In December 2020, the Catholic Bishop of Gboko, Bishop William Avenya, testifying at a US congressional hearing, alerted the world to what he said is the “genocide” of Christians in his area. “The mass slaughter of Christians in Nigeria’s Middle Belt, by every standard, meets the criteria for a calculated genocide from the definition of the Genocide Convention,” Bishop William Avenya told the hearing of the Tom Lantos Human Rights Commission, a bipartisan congressional commission, on “Conflict and Killings in Nigeria’s Middle Belt.”

Five years after Bishop Avenya’s testimony, the situation has exacerbated with the killings spreading to the rest of the southern part of the country hitherto thought to be relatively safe. Civilians across Nigeria continue to face intense violence and near-daily attacks and kidnapping by armed groups. Suspected Boko Haram insurgents have continued to launch attacks in their stronghold regions of Yobe and Borno states and beyond.

The government has even refused to designate Boko Haram a terrorist organisation, the least classification the group deserved well before now. Former President Muhammadu Buhari rather, preferred to send combat troops after the Independent Peoples of Biafra (IPOB) and designate the group a terrorist organisation.

By all definitions and parameters, Nigeria is engaged in an existential war with Boko Haram, ISWAP and other Islamist groups seeking to overthrow the Nigerian state.

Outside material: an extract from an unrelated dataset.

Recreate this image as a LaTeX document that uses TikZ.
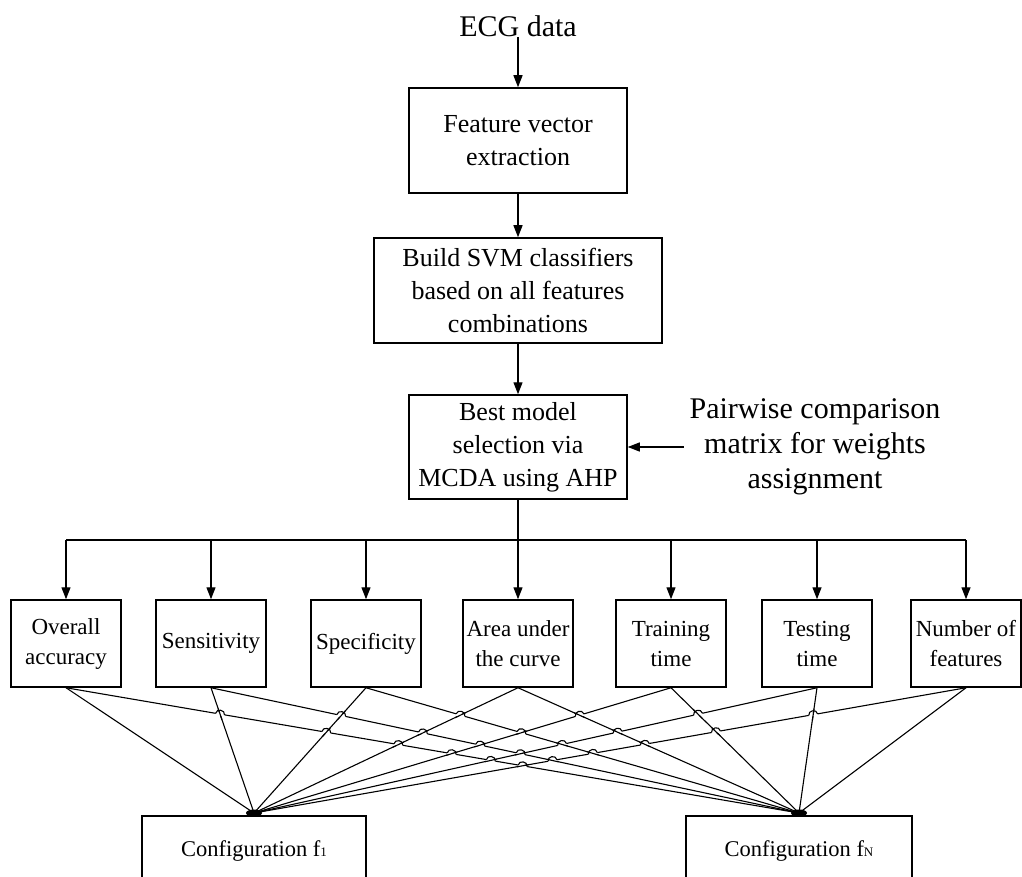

With religious chants while carrying out their monstrous killings, they wreak havoc on civilians, kidnapping, looting and destroying communities.
President Tinubu has to discard all pretentions and trying to be politically correct by laying the groundwork for effectively the evil forces seeking to kill the country.

Until the federal government desists from giving the armed groups fanciful names and acknowledge that Nigeria is dealing with an existential war, the battle for the survival of the country may not not be won.